Print the entries verbatim, leaving out the images they contain.

* [Dataset rows]
[Begin]

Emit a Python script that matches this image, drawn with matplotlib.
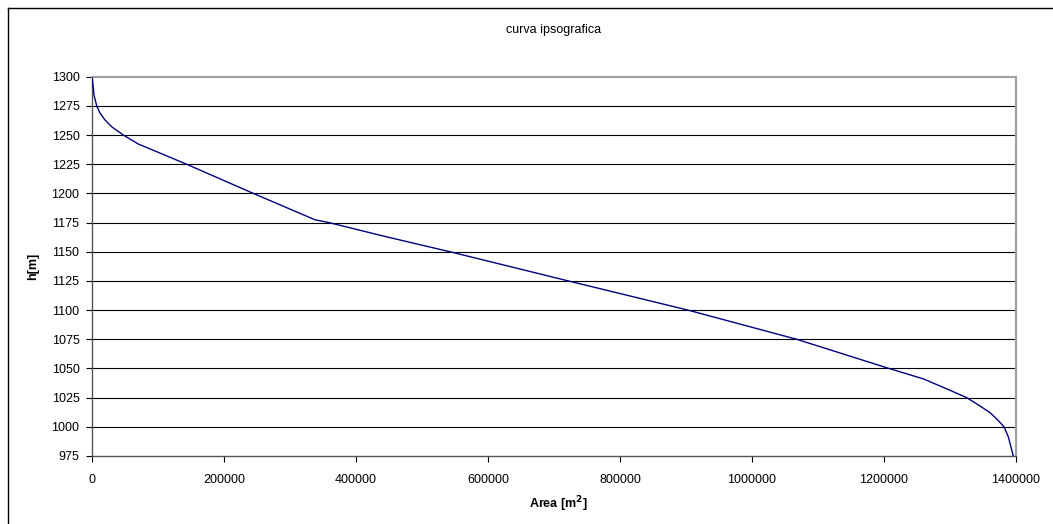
import matplotlib.pyplot as plt
from matplotlib.lines import Line2D

plt.rcParams['font.family'] = ['Liberation Sans', 'DejaVu Sans']

#========================================================================================================
# Data
#========================================================================================================

area = [0, 1500, 3000, 7100, 12100, 19700, 30300, 47400, 70200, 143400, 244400,
        337900, 359000, 444000, 542400, 721700, 903000, 1067700, 1207600, 1260000,
        1300000, 1325300, 1345000, 1360600, 1372000, 1381900, 1388400, 1395900]
height = [1300, 1292.9, 1284.3, 1275, 1268.9, 1262.9, 1256.9, 1250, 1242.3, 1225, 1200,
          1177.4, 1175, 1163.1, 1150, 1125, 1100, 1075, 1050, 1041,
          1031.3, 1025, 1018, 1012.2, 1006, 1000, 991.4, 975]

x_ticks = [0, 200000, 400000, 600000, 800000, 1000000, 1200000, 1400000]
y_ticks = [975, 1000, 1025, 1050, 1075, 1100, 1125, 1150, 1175, 1200, 1225, 1250, 1275, 1300]

#========================================================================================================
# Plot
#========================================================================================================

fig = plt.figure(figsize=(10.53, 5.24), dpi=100)
ax = fig.add_axes([92/1053, 1-456/524, (1016-92)/1053, (456-76.7)/524])

#Horizontal grid lines (top and bottom ones are the frame)
for y in y_ticks[1:-1]:
    ax.axhline(y, color='black', linewidth=0.8, zorder=1)

ax.plot(area, height, color='#000080', linewidth=1.0, zorder=3)

ax.set_xlim(0, 1400000)
ax.set_ylim(975, 1300)
ax.set_xticks(x_ticks)
ax.set_xticklabels([str(v) for v in x_ticks])
ax.set_yticks(y_ticks)
ax.set_yticklabels([str(v) for v in y_ticks])
ax.tick_params(axis='both', direction='out', length=4, width=0.8, labelsize=9, colors='black')
ax.tick_params(axis='x', pad=9)
ax.tick_params(axis='y', pad=5)

for side in ['left', 'bottom']:
    ax.spines[side].set_color('#555555')
    ax.spines[side].set_linewidth(1.0)
for side in ['top', 'right']:
    ax.spines[side].set_color('#a0a0a0')
    ax.spines[side].set_linewidth(1.5)

#Labels
fig.text(554/1053, 1-30/524, 'curva ipsografica', ha='center', va='center', fontsize=9)
fig.text(558/1053, 1-504/524, 'Area [m$^\\mathbf{2}$]', ha='center', va='center',
         fontsize=9, fontweight='bold')
fig.text(33/1053, 1-266/524, 'h[m]', ha='center', va='center', rotation=90,
         fontsize=9, fontweight='bold')

#Chart area border (left and top edges visible)
fig.add_artist(Line2D([8/1053, 8/1053], [0, 1-8/524], color='black', linewidth=1.0,
                      transform=fig.transFigure))
fig.add_artist(Line2D([8/1053, 1], [1-8/524, 1-8/524], color='black', linewidth=1.0,
                      transform=fig.transFigure))

plt.savefig('out.png', dpi=100)
plt.close()
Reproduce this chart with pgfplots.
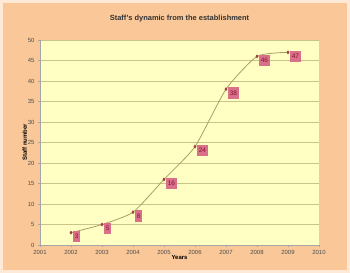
\documentclass[border=0pt]{standalone}
\usepackage{pgfplots}
\pgfplotsset{compat=1.18}
\usepackage{fontspec}
\setmainfont{Liberation Sans}
\definecolor{peach}{HTML}{FAC898}
\definecolor{plotbg}{HTML}{FFFFC4}
\definecolor{gridc}{HTML}{C8C48A}
\definecolor{linec}{HTML}{A8A060}
\definecolor{markc}{HTML}{A04040}
\definecolor{boxc}{HTML}{D8708A}
\definecolor{txtc}{HTML}{8A1030}
\begin{document}
\begin{tikzpicture}
\path[use as bounding box] (-40bp,-28bp) rectangle (310bp,245bp);
\fill[white!60!peach] (-40bp,-28bp) rectangle (310bp,245bp);
\fill[peach] (-37bp,-25bp) rectangle (307bp,242bp);
\begin{axis}[
  scale only axis, width=279bp, height=205bp,
  xmin=2001, xmax=2010, ymin=0, ymax=50,
  xtick={2001,...,2010}, ytick={0,5,...,50},
  axis background/.style={fill=plotbg},
  axis line style={draw=gray!70},
  axis x line*=bottom, axis y line*=left,
  ymajorgrids, grid style={gridc, line width=0.6pt},
  tick style={gray!70}, tick align=outside, major tick length=2bp,
  xtick pos=bottom, ytick pos=left,
  x tick label style={/pgf/number format/1000 sep={}, font=\fontsize{6}{7}\selectfont, text=black!70},
  y tick label style={font=\fontsize{6}{7}\selectfont, text=black!70},
  /pgf/number format/assume math mode=true,
  xlabel={Years}, ylabel={Staff number},
  xlabel style={font=\bfseries\fontsize{6}{7}\selectfont, yshift=6bp},
  ylabel style={font=\bfseries\fontsize{6}{7}\selectfont, yshift=-6bp},
  title={Staff's dynamic from the establishment},
  title style={font=\bfseries\fontsize{7.5}{9}\selectfont, text=black!80, yshift=8bp},
  clip=false,
]
\addplot[linec, line width=0.8pt, smooth, tension=0.35, mark=diamond*, mark size=1.3pt,
  mark options={fill=markc, draw=markc},
  nodes near coords,
  every node near coord/.append style={fill=boxc, text=txtc, font=\fontsize{6.5}{7}\selectfont,
    inner xsep=1.5pt, inner ysep=3.5pt, anchor=west, xshift=2bp, yshift=-4bp}]
coordinates {(2002,3) (2003,5) (2004,8) (2005,16) (2006,24) (2007,38) (2008,46) (2009,47)};
\end{axis}
\end{tikzpicture}
\end{document}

[End]

* [Task output]
Emit a Python script that matches this image, drawn with matplotlib.
import matplotlib.pyplot as plt
from matplotlib.lines import Line2D

plt.rcParams['font.family'] = ['Liberation Sans', 'DejaVu Sans']

#========================================================================================================
# Data
#========================================================================================================

area = [0, 1500, 3000, 7100, 12100, 19700, 30300, 47400, 70200, 143400, 244400,
        337900, 359000, 444000, 542400, 721700, 903000, 1067700, 1207600, 1260000,
        1300000, 1325300, 1345000, 1360600, 1372000, 1381900, 1388400, 1395900]
height = [1300, 1292.9, 1284.3, 1275, 1268.9, 1262.9, 1256.9, 1250, 1242.3, 1225, 1200,
          1177.4, 1175, 1163.1, 1150, 1125, 1100, 1075, 1050, 1041,
          1031.3, 1025, 1018, 1012.2, 1006, 1000, 991.4, 975]

x_ticks = [0, 200000, 400000, 600000, 800000, 1000000, 1200000, 1400000]
y_ticks = [975, 1000, 1025, 1050, 1075, 1100, 1125, 1150, 1175, 1200, 1225, 1250, 1275, 1300]

#========================================================================================================
# Plot
#========================================================================================================

fig = plt.figure(figsize=(10.53, 5.24), dpi=100)
ax = fig.add_axes([92/1053, 1-456/524, (1016-92)/1053, (456-76.7)/524])

#Horizontal grid lines (top and bottom ones are the frame)
for y in y_ticks[1:-1]:
    ax.axhline(y, color='black', linewidth=0.8, zorder=1)

ax.plot(area, height, color='#000080', linewidth=1.0, zorder=3)

ax.set_xlim(0, 1400000)
ax.set_ylim(975, 1300)
ax.set_xticks(x_ticks)
ax.set_xticklabels([str(v) for v in x_ticks])
ax.set_yticks(y_ticks)
ax.set_yticklabels([str(v) for v in y_ticks])
ax.tick_params(axis='both', direction='out', length=4, width=0.8, labelsize=9, colors='black')
ax.tick_params(axis='x', pad=9)
ax.tick_params(axis='y', pad=5)

for side in ['left', 'bottom']:
    ax.spines[side].set_color('#555555')
    ax.spines[side].set_linewidth(1.0)
for side in ['top', 'right']:
    ax.spines[side].set_color('#a0a0a0')
    ax.spines[side].set_linewidth(1.5)

#Labels
fig.text(554/1053, 1-30/524, 'curva ipsografica', ha='center', va='center', fontsize=9)
fig.text(558/1053, 1-504/524, 'Area [m$^\\mathbf{2}$]', ha='center', va='center',
         fontsize=9, fontweight='bold')
fig.text(33/1053, 1-266/524, 'h[m]', ha='center', va='center', rotation=90,
         fontsize=9, fontweight='bold')

#Chart area border (left and top edges visible)
fig.add_artist(Line2D([8/1053, 8/1053], [0, 1-8/524], color='black', linewidth=1.0,
                      transform=fig.transFigure))
fig.add_artist(Line2D([8/1053, 1], [1-8/524, 1-8/524], color='black', linewidth=1.0,
                      transform=fig.transFigure))

plt.savefig('out.png', dpi=100)
plt.close()
Reproduce this chart with pgfplots.
\documentclass[border=0pt]{standalone}
\usepackage{pgfplots}
\pgfplotsset{compat=1.18}
\usepackage{fontspec}
\setmainfont{Liberation Sans}
\definecolor{peach}{HTML}{FAC898}
\definecolor{plotbg}{HTML}{FFFFC4}
\definecolor{gridc}{HTML}{C8C48A}
\definecolor{linec}{HTML}{A8A060}
\definecolor{markc}{HTML}{A04040}
\definecolor{boxc}{HTML}{D8708A}
\definecolor{txtc}{HTML}{8A1030}
\begin{document}
\begin{tikzpicture}
\path[use as bounding box] (-40bp,-28bp) rectangle (310bp,245bp);
\fill[white!60!peach] (-40bp,-28bp) rectangle (310bp,245bp);
\fill[peach] (-37bp,-25bp) rectangle (307bp,242bp);
\begin{axis}[
  scale only axis, width=279bp, height=205bp,
  xmin=2001, xmax=2010, ymin=0, ymax=50,
  xtick={2001,...,2010}, ytick={0,5,...,50},
  axis background/.style={fill=plotbg},
  axis line style={draw=gray!70},
  axis x line*=bottom, axis y line*=left,
  ymajorgrids, grid style={gridc, line width=0.6pt},
  tick style={gray!70}, tick align=outside, major tick length=2bp,
  xtick pos=bottom, ytick pos=left,
  x tick label style={/pgf/number format/1000 sep={}, font=\fontsize{6}{7}\selectfont, text=black!70},
  y tick label style={font=\fontsize{6}{7}\selectfont, text=black!70},
  /pgf/number format/assume math mode=true,
  xlabel={Years}, ylabel={Staff number},
  xlabel style={font=\bfseries\fontsize{6}{7}\selectfont, yshift=6bp},
  ylabel style={font=\bfseries\fontsize{6}{7}\selectfont, yshift=-6bp},
  title={Staff's dynamic from the establishment},
  title style={font=\bfseries\fontsize{7.5}{9}\selectfont, text=black!80, yshift=8bp},
  clip=false,
]
\addplot[linec, line width=0.8pt, smooth, tension=0.35, mark=diamond*, mark size=1.3pt,
  mark options={fill=markc, draw=markc},
  nodes near coords,
  every node near coord/.append style={fill=boxc, text=txtc, font=\fontsize{6.5}{7}\selectfont,
    inner xsep=1.5pt, inner ysep=3.5pt, anchor=west, xshift=2bp, yshift=-4bp}]
coordinates {(2002,3) (2003,5) (2004,8) (2005,16) (2006,24) (2007,38) (2008,46) (2009,47)};
\end{axis}
\end{tikzpicture}
\end{document}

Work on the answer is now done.